→ **JOB**
Exclude the pictures, then repeat the remaining data exactly.

-- START OF RECORDED DATA --

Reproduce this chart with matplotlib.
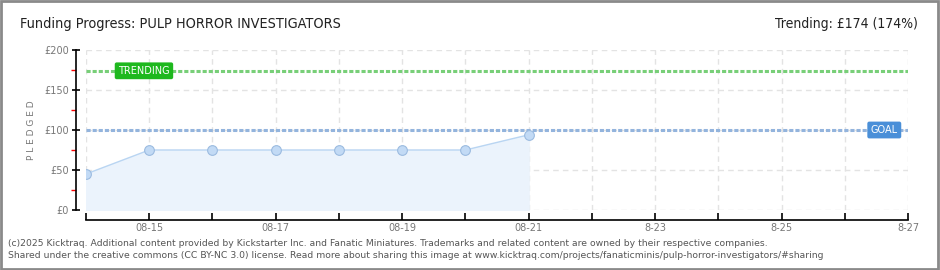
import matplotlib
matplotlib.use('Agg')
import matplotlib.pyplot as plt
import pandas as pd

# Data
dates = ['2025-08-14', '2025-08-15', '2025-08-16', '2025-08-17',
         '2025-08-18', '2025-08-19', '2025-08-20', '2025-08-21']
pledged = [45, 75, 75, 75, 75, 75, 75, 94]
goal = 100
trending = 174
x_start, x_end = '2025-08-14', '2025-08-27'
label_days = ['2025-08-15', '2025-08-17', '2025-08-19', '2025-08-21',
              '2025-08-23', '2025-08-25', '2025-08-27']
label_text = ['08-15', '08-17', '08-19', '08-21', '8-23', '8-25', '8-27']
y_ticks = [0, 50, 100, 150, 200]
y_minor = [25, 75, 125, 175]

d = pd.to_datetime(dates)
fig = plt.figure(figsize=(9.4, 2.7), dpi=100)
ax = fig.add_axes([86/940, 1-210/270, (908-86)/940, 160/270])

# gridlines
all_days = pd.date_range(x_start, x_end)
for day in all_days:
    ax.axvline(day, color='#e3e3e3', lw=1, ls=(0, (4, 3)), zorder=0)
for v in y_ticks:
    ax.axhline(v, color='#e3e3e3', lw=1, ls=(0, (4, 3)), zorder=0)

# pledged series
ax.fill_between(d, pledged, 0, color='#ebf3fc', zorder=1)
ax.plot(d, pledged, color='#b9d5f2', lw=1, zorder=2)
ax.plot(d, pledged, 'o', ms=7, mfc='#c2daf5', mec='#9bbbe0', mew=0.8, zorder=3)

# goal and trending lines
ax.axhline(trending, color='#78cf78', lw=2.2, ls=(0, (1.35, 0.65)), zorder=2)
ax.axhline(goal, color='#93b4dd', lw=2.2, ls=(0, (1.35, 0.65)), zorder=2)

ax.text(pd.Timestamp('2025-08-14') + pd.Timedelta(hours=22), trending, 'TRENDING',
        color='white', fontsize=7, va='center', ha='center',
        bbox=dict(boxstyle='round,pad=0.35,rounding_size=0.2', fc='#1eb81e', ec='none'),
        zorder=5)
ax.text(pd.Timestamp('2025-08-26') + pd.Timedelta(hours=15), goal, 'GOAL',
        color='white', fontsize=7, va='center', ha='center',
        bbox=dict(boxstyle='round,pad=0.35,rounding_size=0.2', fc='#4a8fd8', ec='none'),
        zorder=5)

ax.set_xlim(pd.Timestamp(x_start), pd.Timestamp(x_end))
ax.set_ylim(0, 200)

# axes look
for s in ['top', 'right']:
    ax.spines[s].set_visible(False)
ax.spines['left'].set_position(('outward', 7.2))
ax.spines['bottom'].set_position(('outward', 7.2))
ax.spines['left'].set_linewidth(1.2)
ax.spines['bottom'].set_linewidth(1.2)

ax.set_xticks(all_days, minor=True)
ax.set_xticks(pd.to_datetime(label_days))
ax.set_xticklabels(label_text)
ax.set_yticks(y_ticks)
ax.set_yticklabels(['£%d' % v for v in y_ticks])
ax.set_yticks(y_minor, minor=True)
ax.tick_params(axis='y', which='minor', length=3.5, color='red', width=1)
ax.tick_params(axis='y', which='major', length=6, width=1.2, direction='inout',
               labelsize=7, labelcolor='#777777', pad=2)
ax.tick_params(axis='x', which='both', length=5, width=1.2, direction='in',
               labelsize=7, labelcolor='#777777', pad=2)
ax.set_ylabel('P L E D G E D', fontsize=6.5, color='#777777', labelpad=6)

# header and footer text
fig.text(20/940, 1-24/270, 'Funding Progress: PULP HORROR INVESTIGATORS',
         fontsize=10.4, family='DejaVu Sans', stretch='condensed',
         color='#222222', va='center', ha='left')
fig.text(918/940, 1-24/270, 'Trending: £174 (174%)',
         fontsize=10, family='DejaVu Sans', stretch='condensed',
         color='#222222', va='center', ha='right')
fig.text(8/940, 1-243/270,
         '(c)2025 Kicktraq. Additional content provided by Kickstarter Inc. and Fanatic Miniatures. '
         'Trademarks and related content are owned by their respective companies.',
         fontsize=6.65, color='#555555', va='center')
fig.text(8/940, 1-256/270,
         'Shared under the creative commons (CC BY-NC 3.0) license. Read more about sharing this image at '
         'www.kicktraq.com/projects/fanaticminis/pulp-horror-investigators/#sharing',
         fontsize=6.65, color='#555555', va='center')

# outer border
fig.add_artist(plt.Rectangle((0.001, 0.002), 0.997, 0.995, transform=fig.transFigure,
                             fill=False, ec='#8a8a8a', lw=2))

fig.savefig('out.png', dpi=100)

-- END OF RECORDED DATA --

→ **RESULT OF THE EXERCISE**
Reproduce this chart with matplotlib.
import matplotlib
matplotlib.use('Agg')
import matplotlib.pyplot as plt
import pandas as pd

# Data
dates = ['2025-08-14', '2025-08-15', '2025-08-16', '2025-08-17',
         '2025-08-18', '2025-08-19', '2025-08-20', '2025-08-21']
pledged = [45, 75, 75, 75, 75, 75, 75, 94]
goal = 100
trending = 174
x_start, x_end = '2025-08-14', '2025-08-27'
label_days = ['2025-08-15', '2025-08-17', '2025-08-19', '2025-08-21',
              '2025-08-23', '2025-08-25', '2025-08-27']
label_text = ['08-15', '08-17', '08-19', '08-21', '8-23', '8-25', '8-27']
y_ticks = [0, 50, 100, 150, 200]
y_minor = [25, 75, 125, 175]

d = pd.to_datetime(dates)
fig = plt.figure(figsize=(9.4, 2.7), dpi=100)
ax = fig.add_axes([86/940, 1-210/270, (908-86)/940, 160/270])

# gridlines
all_days = pd.date_range(x_start, x_end)
for day in all_days:
    ax.axvline(day, color='#e3e3e3', lw=1, ls=(0, (4, 3)), zorder=0)
for v in y_ticks:
    ax.axhline(v, color='#e3e3e3', lw=1, ls=(0, (4, 3)), zorder=0)

# pledged series
ax.fill_between(d, pledged, 0, color='#ebf3fc', zorder=1)
ax.plot(d, pledged, color='#b9d5f2', lw=1, zorder=2)
ax.plot(d, pledged, 'o', ms=7, mfc='#c2daf5', mec='#9bbbe0', mew=0.8, zorder=3)

# goal and trending lines
ax.axhline(trending, color='#78cf78', lw=2.2, ls=(0, (1.35, 0.65)), zorder=2)
ax.axhline(goal, color='#93b4dd', lw=2.2, ls=(0, (1.35, 0.65)), zorder=2)

ax.text(pd.Timestamp('2025-08-14') + pd.Timedelta(hours=22), trending, 'TRENDING',
        color='white', fontsize=7, va='center', ha='center',
        bbox=dict(boxstyle='round,pad=0.35,rounding_size=0.2', fc='#1eb81e', ec='none'),
        zorder=5)
ax.text(pd.Timestamp('2025-08-26') + pd.Timedelta(hours=15), goal, 'GOAL',
        color='white', fontsize=7, va='center', ha='center',
        bbox=dict(boxstyle='round,pad=0.35,rounding_size=0.2', fc='#4a8fd8', ec='none'),
        zorder=5)

ax.set_xlim(pd.Timestamp(x_start), pd.Timestamp(x_end))
ax.set_ylim(0, 200)

# axes look
for s in ['top', 'right']:
    ax.spines[s].set_visible(False)
ax.spines['left'].set_position(('outward', 7.2))
ax.spines['bottom'].set_position(('outward', 7.2))
ax.spines['left'].set_linewidth(1.2)
ax.spines['bottom'].set_linewidth(1.2)

ax.set_xticks(all_days, minor=True)
ax.set_xticks(pd.to_datetime(label_days))
ax.set_xticklabels(label_text)
ax.set_yticks(y_ticks)
ax.set_yticklabels(['£%d' % v for v in y_ticks])
ax.set_yticks(y_minor, minor=True)
ax.tick_params(axis='y', which='minor', length=3.5, color='red', width=1)
ax.tick_params(axis='y', which='major', length=6, width=1.2, direction='inout',
               labelsize=7, labelcolor='#777777', pad=2)
ax.tick_params(axis='x', which='both', length=5, width=1.2, direction='in',
               labelsize=7, labelcolor='#777777', pad=2)
ax.set_ylabel('P L E D G E D', fontsize=6.5, color='#777777', labelpad=6)

# header and footer text
fig.text(20/940, 1-24/270, 'Funding Progress: PULP HORROR INVESTIGATORS',
         fontsize=10.4, family='DejaVu Sans', stretch='condensed',
         color='#222222', va='center', ha='left')
fig.text(918/940, 1-24/270, 'Trending: £174 (174%)',
         fontsize=10, family='DejaVu Sans', stretch='condensed',
         color='#222222', va='center', ha='right')
fig.text(8/940, 1-243/270,
         '(c)2025 Kicktraq. Additional content provided by Kickstarter Inc. and Fanatic Miniatures. '
         'Trademarks and related content are owned by their respective companies.',
         fontsize=6.65, color='#555555', va='center')
fig.text(8/940, 1-256/270,
         'Shared under the creative commons (CC BY-NC 3.0) license. Read more about sharing this image at '
         'www.kicktraq.com/projects/fanaticminis/pulp-horror-investigators/#sharing',
         fontsize=6.65, color='#555555', va='center')

# outer border
fig.add_artist(plt.Rectangle((0.001, 0.002), 0.997, 0.995, transform=fig.transFigure,
                             fill=False, ec='#8a8a8a', lw=2))

fig.savefig('out.png', dpi=100)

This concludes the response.